Now, that dubious military hanging of a US civilian is being brought to the screen by director Robert Redford on the anniversary of that April 14th Presidential assassination, in the potent docudrama that resonates with political and emotional intensity today, The Conspirator. Redford has compiled with a commanding lean and masterful style the many startling, substantially buried facts as they ensued back then. And connecting that historically, deeply rooted urgency to round up scapegoats, in assembling the most unusual suspects during periods of national hysteria and sorrow such as the current war on terror. And while in a desperate national quest for closure, however irrational.

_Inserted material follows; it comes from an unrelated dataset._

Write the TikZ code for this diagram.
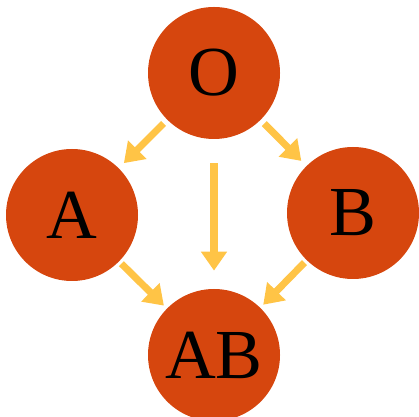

At the same time, Redford was wise to choose for his conspiracy theory military metaphor a case in history so reviled as the Lincoln assassination, to highlight the principle that everyone no matter what the crime is entitled to a fair trial by peers and not a virtually predetermined judgment via military tribunal. As in the current situation concerning detainees at Guantanamo and secret US prisons elsewhere, and including the questionable army detention and treatment in the Wikileaks charge against Bradley Manning. Whose own case reverberates within this film – as does the precarious situation of dissenting voices against the US government in general, potentially condemned for what they may merely be thinking.

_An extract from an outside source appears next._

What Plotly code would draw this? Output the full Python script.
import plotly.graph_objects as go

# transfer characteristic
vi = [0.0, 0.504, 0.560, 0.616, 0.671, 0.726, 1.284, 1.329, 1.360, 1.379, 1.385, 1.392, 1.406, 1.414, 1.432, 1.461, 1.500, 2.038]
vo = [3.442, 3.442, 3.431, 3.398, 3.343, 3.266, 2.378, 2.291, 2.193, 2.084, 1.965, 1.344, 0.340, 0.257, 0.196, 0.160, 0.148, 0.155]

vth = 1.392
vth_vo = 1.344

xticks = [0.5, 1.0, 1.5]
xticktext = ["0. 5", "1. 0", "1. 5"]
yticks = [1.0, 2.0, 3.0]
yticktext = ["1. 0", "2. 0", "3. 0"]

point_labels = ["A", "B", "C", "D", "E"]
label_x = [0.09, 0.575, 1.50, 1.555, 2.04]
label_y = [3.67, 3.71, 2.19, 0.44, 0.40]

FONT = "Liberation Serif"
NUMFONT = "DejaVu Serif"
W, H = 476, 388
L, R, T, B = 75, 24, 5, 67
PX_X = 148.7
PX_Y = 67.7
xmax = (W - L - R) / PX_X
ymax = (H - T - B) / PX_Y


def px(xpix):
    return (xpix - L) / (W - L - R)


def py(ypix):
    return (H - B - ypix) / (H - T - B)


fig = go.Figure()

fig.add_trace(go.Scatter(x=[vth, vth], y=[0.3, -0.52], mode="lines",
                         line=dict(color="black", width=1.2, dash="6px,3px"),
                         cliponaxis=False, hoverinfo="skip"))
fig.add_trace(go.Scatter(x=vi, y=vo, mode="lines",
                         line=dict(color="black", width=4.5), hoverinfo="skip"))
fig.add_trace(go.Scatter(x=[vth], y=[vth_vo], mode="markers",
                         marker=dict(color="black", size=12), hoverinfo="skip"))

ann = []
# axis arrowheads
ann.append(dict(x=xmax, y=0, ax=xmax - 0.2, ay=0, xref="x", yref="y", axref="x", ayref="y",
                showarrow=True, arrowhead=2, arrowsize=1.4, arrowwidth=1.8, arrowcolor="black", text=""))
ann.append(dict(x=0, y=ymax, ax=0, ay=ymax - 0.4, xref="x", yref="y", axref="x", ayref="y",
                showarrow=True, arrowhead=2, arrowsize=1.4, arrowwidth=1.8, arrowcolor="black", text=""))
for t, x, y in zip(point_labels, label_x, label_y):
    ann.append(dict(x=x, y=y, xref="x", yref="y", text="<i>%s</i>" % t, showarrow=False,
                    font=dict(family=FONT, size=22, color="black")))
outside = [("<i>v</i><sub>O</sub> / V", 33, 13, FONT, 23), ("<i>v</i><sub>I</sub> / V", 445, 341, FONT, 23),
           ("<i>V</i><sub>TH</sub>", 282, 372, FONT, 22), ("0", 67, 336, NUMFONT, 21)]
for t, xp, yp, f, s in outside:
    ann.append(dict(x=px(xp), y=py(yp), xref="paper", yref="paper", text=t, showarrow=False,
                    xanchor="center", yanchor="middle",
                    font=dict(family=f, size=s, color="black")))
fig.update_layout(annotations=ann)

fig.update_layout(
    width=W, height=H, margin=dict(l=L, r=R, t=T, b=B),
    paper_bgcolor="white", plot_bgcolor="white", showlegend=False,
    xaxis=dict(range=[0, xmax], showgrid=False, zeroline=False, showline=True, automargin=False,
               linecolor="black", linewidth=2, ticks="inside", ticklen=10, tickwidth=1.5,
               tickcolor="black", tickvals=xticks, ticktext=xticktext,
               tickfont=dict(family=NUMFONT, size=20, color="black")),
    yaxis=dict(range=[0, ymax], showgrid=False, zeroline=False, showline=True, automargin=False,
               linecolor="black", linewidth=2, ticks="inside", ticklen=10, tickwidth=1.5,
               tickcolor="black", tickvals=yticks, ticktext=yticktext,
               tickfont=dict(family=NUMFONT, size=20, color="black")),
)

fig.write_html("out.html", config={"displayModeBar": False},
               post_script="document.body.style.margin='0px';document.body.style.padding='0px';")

Robin Wright stars as Mary Surratt in The Conspirator, a middle aged widow and owner of a D.C. boarding house, where alleged pro-Confederacy plotters, including her son John, were charged with holding meetings on the premises. And as fighting was still taking place on battlefields, even though there had been a declared surrender just days before.
And since John had fled to Canada, it may have been the case that his mother was arrested and charged instead in conspiring to assassinate Lincoln. But whether as symbolic revenge against the South, a ploy to lure John back or out of frustration that he wasn’t available, the national obsession with villains no matter how fictional – along with the temptation to draw comparison to rounding up suspects in the absence of Bin Laden – is palpable throughout.
Denied a civilian trial, Surratt is dragged before a tribunal of outraged generals just back from the war, who refuse to allow her to speak in her own defense, deny her young novice lawyer (James McAovy) any motions or knowledge of those testifying against her, and grant immunity to a key witness or two, in exchange for gravely damaging testimony against the virtually entrapped defendant. Even as a court writ recommending to President Johnson that she receive life imprisonment instead, seems to have oddly disappeared, as Surratt is dragged off to the gallows instead. Johnson later claimed he had no knowledge of the writ, even though the historical record indicates otherwise.
Surratt’s son John was eventually caught and put on trial. But by then, a law had been passed declaring that civilians can’t be hauled before military tribunals, and he was tried and freed. As for Mary – described in the press back then as attractive and bosomy – tickets for the public throngs to attend her outdoor execution were a hot item indeed. While pieces of the rope that hanged her and locks of her hair, were then sold as souvenirs.
And not mentioned in the movie, is that she was shackled and hooded, Abu Ghraib fashion statement style, every minute of her several months incarceration, supposedly as a measure against suicide. Though her protests pertaining to her inhumane treatment, were alternately dismissed as arising from the monthly ‘woman’s curse’. And Mary was buried still hooded in her coffin along with the three likewise condemned men by her side, led to their deaths heavily manacled and dragging 75 pound balls. As for her offense that may have been no more than owning property later deemed a crime scene, President Johnson had this to say about the matter: She “kept the nest that hatched the egg.”
On a side note, Mary Surratt’s cousin is F. Scott Fitzgerald (and by extension, Francis Scott Key) – the iconic author famously known as that narrative chronicler of Jazz Age Gold Coast, Long Island decadence. And whose own life is encapsulated ironically, in Beloved Infidel.